Deixa-me inscreve-se nesse imaginário guardado no subconsciente, segue aquela frase tão portuguesa do “quem canta, seus males espanta”. O refrão — “então deixa-me, se voltar a ver-te um dia, é porque o destino o queria” — saiu-lhe à primeira no estúdio. A sua cadência tradicional, afirma, vai buscar inspiração “àquele cancioneiro muito despreocupado, muito do dia-a-dia, muito de ouvir o aspirador e a pessoa a cantar por cima. De teres a tua mãe a escrever na sala e a cantar ou murmurar qualquer coisa. Foram sempre as referências dela e da minha avó e acabaram por ficar inevitavelmente gravadas no meu cérebro. E não é alguma coisa que eu alguma vez vá apagar, vai sempre fazer parte daquilo que eu faço”, conclui.
Uma questão de liberdade
A forma como a tradição casa com a produção e a sensibilidade modernas das suas músicas traz a conversa a um tema que tem marcado a cultura nacional: a ponte entre o antigo e o novo que tem marcado a música portuguesa e que se tornou evidente no trabalho de artistas como a própria Rita Vian, Pedro Mafama ou Conan Osíris. A controvérsia, porém, é que mais artistas têm abraçado essas influências, havendo quem se pergunte se isso se faz de amor pelo passado ou de revivalismo oportunista.

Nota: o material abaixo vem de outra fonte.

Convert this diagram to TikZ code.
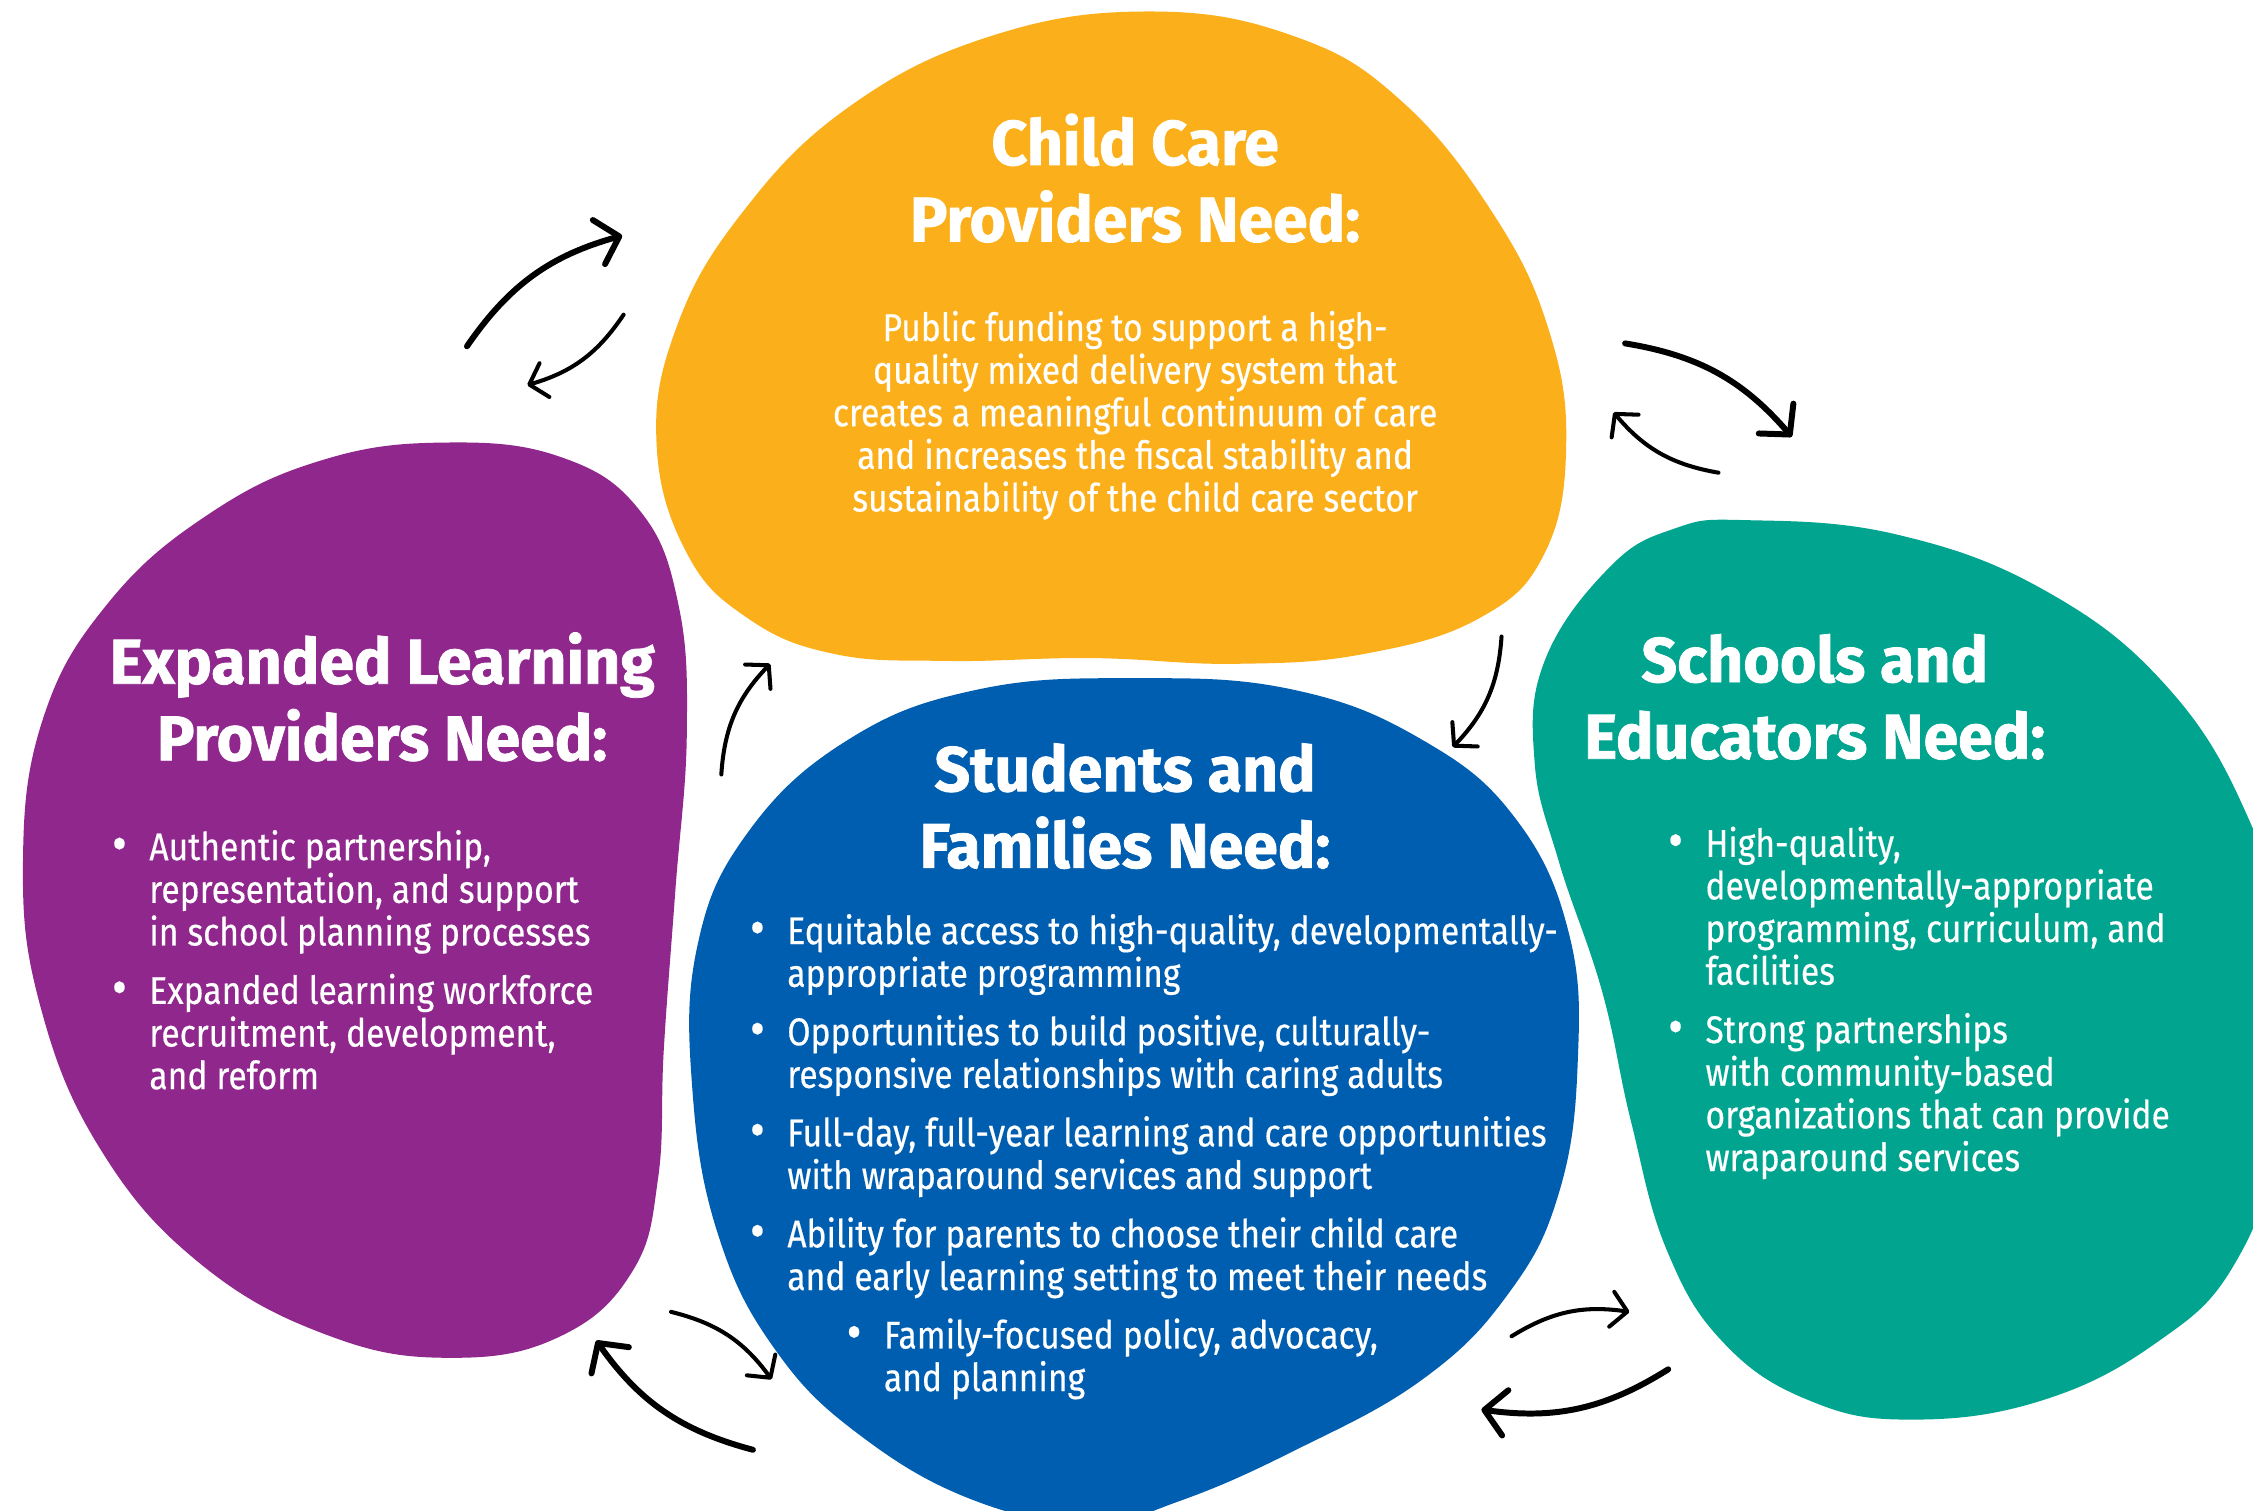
\documentclass[tikz,border=0pt]{standalone}
\usepackage{fontspec}
\setmainfont{Fira Sans}[FakeStretch=0.87,FakeBold=0.4]
\newfontfamily\titlefont{Fira Sans}[FakeStretch=0.99,FakeBold=1.2]
\usetikzlibrary{arrows.meta}
\definecolor{ccyellow}{HTML}{FBB01B}
\definecolor{ccpurple}{HTML}{8F278C}
\definecolor{ccblue}{HTML}{005EB0}
\definecolor{ccteal}{HTML}{00A48F}
\newcommand\bul{\makebox[10pt][l]{\hspace*{-0.6pt}\raisebox{-0.35pt}{\scalebox{1.35}{\textbullet}}}}
\newcommand\ind{\hspace*{10pt}}
\begin{document}
\begin{tikzpicture}[x=0.14369mm,y=-0.14369mm,
  titletext/.style={text=white, font=\titlefont\bfseries\fontsize{18}{21.8}\selectfont, align=center, inner sep=0pt},
  bodytext/.style={text=white, font=\fontsize{11}{12.13}\selectfont, inner sep=0pt},
  bigarrow/.style={line width=1.7pt, line cap=round, -{Straight Barb[length=6pt,width=13pt,line cap=round,line join=round]}},
  smallarrow/.style={line width=1.15pt, line cap=round, -{Straight Barb[length=4.5pt,width=10pt,line cap=round,line join=round]}},
  blobshape/.style={smooth cycle, tension=0.7}]
\useasboundingbox (0,0) rectangle (1568,1051);
\clip (0,0) rectangle (1568,1051);
\fill[white] (0,0) rectangle (1568,1051);

% blobs
\fill[ccyellow] plot[blobshape] coordinates {(800,8) (900,25) (975,70) (1040,150) (1078,230) (1090,310) (1075,385) (1030,430) (950,455) (860,462) (760,458) (660,460) (580,455) (520,430) (478,385) (457,310) (470,230) (515,150) (590,75) (690,25)};
\fill[ccpurple] plot[blobshape] coordinates {(310,308) (390,318) (445,355) (472,420) (478,510) (470,620) (462,730) (458,820) (440,885) (390,930) (315,945) (230,930) (140,880) (70,800) (28,700) (16,600) (30,500) (75,420) (145,358) (225,320)};
\fill[ccteal] plot[blobshape] coordinates {(1215,362) (1320,372) (1425,412) (1510,480) (1565,570) (1590,660) (1585,790) (1555,880) (1500,935) (1420,975) (1330,988) (1260,975) (1200,935) (1160,870) (1135,780) (1115,690) (1085,600) (1068,530) (1075,460) (1120,395) (1165,368)};
\fill[ccblue] plot[blobshape] coordinates {(790,472) (900,480) (990,515) (1055,570) (1092,650) (1098,740) (1085,830) (1050,900) (990,960) (900,1010) (820,1045) (760,1060) (680,1045) (600,1000) (540,940) (500,860) (482,760) (485,660) (520,580) (590,515) (680,480)};

% texts
\node[titletext] (cct) at (790,124) {Child Care\\Providers Need:};
\node[bodytext, align=center] (ccb) at (790,289) {Public funding to support a high-\\quality mixed delivery system that\\creates a meaningful continuum of care\\and increases the fiscal stability and\\sustainability of the child care sector};

\node[titletext] (elt) at (266,485) {Expanded Learning\\Providers Need:};
\node[bodytext, align=left, anchor=west] (elb) at (79,668) {\bul Authentic partnership,\\ \ind representation, and support\\ \ind in school planning processes\\[4.5pt] \bul Expanded learning workforce\\ \ind recruitment, development,\\ \ind and reform};

\node[titletext] (sft) at (783,561) {Students and\\Families Need:};
\node[bodytext, align=left, anchor=west] (sfb) at (523,805) {\bul Equitable access to high-quality, developmentally-\\ \ind appropriate programming\\[4.5pt]
\bul Opportunities to build positive, culturally-\\ \ind responsive relationships with caring adults\\[4.5pt]
\bul Full-day, full-year learning and care opportunities\\ \ind with wraparound services and support\\[4.5pt]
\bul Ability for parents to choose their child care\\ \ind and early learning setting to meet their needs\\[4.5pt]
\hspace*{27.5pt}\bul Family-focused policy, advocacy,\\ \hspace*{37.5pt}and planning};

\node[titletext] (set) at (1263,485) {Schools and\\Educators Need:};
\node[bodytext, align=left, anchor=west] (seb) at (1162,698) {\bul High-quality,\\ \ind developmentally-appropriate\\ \ind programming, curriculum, and\\ \ind facilities\\[4.5pt] \bul Strong partnerships\\ \ind with community-based\\ \ind organizations that can provide\\ \ind wraparound services};

% arrow end points
\coordinate (a1s) at (325,241); \coordinate (a1e) at (433,164);
\coordinate (b1s) at (434,219); \coordinate (b1e) at (367,268);
\coordinate (a2s) at (1131,239); \coordinate (a2e) at (1247,304);
\coordinate (b2s) at (1196,329); \coordinate (b2e) at (1123,287);
\coordinate (a3s) at (524,1009); \coordinate (a3e) at (415,933);
\coordinate (b3s) at (467,913); \coordinate (b3e) at (537,960);
\coordinate (b4s) at (1052,930); \coordinate (b4e) at (1134,913);
\coordinate (a4s) at (1161,953); \coordinate (a4e) at (1031,981);
\coordinate (c1s) at (502,539); \coordinate (c1e) at (536,462);
\coordinate (c2s) at (1045,443); \coordinate (c2e) at (1011,520);

\draw[bigarrow] (a1s) to[bend left=20] (a1e);
\draw[smallarrow] (b1s) to[bend left=20] (b1e);
\draw[bigarrow] (a2s) to[bend left=20] (a2e);
\draw[smallarrow] (b2s) to[bend left=20] (b2e);
\draw[bigarrow] (a3s) to[bend left=20] (a3e);
\draw[smallarrow] (b3s) to[bend left=20] (b3e);
\draw[smallarrow] (b4s) to[bend left=20] (b4e);
\draw[bigarrow] (a4s) to[bend left=20] (a4e);
\draw[smallarrow] (c1s) to[bend left=20] (c1e);
\draw[smallarrow] (c2s) to[bend left=20] (c2e);
\end{tikzpicture}
\end{document}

“Fico contente que as pessoas procurem, que o presente tenha uma parte do caminho. Acho que uma pessoa desafiar-se a inventar a pólvora seria um pouco menos consciente do que aceitar a herança histórica que tem e que viveu a vida toda. Portanto, para mim nem sequer é um processo consciente estar a fazer parte desse grupo que tem determinados nomes. Acho que todos fazemos parte do mesmo país”, defende.
Ir beber à herança cultural portuguesa não é uma questão de escolha ou de oportunidade, mas sim um porto de abrigo artístico. “É um alívio ter encontrado o sítio exato onde queria estar”, confessa. “Em todos os momentos irão acontecer coisas assim, haverá alguém que finalmente verá o seu espaço artístico refletido em alguma coisa e sentirá uma certa representatividade de alguma parte. Acho que essas pessoas vão todas chegar-se à frente quando existir essa oportunidade. Quero cantar muitas palavras, quero cantar em português, quero trazer essa voz que tem essa herança da minha avó e da minha mãe e faço-o natural e inconscientemente. Não olho para esse aglomerado e não é por repúdio, é porque não vou por aí”, conclui.

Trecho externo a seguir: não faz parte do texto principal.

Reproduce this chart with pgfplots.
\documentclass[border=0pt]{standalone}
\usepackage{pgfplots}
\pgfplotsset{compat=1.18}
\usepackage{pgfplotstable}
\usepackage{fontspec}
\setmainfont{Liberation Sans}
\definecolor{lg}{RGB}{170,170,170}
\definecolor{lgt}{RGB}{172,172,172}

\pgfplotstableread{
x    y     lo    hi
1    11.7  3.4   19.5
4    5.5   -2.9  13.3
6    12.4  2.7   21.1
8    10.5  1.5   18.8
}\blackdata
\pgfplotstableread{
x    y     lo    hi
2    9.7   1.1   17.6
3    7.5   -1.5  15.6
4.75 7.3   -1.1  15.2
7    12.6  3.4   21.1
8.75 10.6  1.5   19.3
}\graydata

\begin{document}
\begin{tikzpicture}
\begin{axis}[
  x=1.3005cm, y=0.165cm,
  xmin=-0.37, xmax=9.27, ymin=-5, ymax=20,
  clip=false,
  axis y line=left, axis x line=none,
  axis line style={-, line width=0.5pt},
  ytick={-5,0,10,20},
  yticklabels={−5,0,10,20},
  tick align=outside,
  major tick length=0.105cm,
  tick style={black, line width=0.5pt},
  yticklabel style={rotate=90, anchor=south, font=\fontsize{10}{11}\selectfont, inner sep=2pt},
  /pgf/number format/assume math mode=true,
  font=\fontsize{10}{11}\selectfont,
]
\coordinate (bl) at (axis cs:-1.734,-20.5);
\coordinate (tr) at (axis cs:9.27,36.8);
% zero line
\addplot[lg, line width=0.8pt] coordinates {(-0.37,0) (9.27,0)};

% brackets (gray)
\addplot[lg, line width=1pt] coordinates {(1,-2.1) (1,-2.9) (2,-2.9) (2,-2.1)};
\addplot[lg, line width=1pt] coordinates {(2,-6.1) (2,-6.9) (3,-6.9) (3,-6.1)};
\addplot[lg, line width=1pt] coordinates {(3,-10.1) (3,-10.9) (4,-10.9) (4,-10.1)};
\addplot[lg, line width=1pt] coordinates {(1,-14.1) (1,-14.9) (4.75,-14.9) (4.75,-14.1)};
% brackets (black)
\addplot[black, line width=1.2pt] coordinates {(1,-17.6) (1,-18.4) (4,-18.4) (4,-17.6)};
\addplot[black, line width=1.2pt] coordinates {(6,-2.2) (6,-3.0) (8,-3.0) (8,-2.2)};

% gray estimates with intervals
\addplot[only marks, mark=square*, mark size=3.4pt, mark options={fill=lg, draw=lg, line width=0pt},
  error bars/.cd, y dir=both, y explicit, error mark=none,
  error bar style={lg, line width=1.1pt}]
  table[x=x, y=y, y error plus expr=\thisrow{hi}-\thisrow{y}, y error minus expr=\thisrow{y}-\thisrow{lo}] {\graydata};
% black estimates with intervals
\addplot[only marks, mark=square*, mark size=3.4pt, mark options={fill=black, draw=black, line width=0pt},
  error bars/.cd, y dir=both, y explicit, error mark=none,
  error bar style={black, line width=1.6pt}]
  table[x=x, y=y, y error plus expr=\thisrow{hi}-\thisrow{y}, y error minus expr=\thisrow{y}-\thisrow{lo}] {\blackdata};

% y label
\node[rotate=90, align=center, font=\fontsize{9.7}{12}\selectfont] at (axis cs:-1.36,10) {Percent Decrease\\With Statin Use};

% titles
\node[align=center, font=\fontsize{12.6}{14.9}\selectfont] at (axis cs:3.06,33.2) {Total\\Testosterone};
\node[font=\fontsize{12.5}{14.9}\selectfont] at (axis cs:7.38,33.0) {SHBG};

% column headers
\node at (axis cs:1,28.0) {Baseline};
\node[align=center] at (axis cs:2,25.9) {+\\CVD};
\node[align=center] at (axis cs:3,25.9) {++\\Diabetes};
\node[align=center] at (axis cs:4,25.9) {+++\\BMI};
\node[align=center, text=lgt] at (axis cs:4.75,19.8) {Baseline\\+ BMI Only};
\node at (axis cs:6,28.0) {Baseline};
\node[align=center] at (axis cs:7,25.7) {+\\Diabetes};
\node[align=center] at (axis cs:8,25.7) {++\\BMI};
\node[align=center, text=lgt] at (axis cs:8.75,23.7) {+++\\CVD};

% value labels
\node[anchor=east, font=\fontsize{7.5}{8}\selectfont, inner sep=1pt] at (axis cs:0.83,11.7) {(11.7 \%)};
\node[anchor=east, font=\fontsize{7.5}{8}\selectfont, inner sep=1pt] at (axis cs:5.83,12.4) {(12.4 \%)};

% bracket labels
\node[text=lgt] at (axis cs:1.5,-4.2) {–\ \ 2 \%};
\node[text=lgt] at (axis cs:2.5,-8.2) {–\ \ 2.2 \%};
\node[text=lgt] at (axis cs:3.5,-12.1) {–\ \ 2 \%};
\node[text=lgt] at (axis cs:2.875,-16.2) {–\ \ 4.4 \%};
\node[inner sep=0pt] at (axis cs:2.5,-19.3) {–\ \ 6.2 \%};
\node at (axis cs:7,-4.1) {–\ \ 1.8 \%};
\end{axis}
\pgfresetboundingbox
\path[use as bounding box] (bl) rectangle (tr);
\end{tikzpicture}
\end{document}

Rita Vian prefere então focar-se em si e no caminho que tem feito — e os resultados têm sido positivos. A artista vai dar o concerto oficial de estreia para Sensoreal a 7 de dezembro no Lux Frágil, em Lisboa, mas esteve antes no primeiro dia do festival Iminente, também na capital, para um primeiro ensaio com as suas músicas novas. “Acho que foi um daqueles concertos de que nunca me vou esquecer, porque foi apresentá-lo sem o disco ainda estar cá fora. Foi atirar-me aos lobos na Praça do Comércio. É algo que me está um bocado no sangue, essa coisa de guerrilha, de desafio, tenho muito essa energia. Obviamente que não estou a dizer que sou muito corajosa, estou a dizer que quando surge esse momento, há uma alucinação que felizmente nasce em mim para me salvar de fugir do palco, de correr para casa e enfiar-me debaixo de um cobertor. Porque as duas coisas são possíveis à mesma escala. Mas surge ali um momento de ‘espera aí, vamos estar aqui uma hora a apresentar um disco que ainda não saiu, vou alucinar’. Corri para o palco e foi das vezes que me senti mais livre”.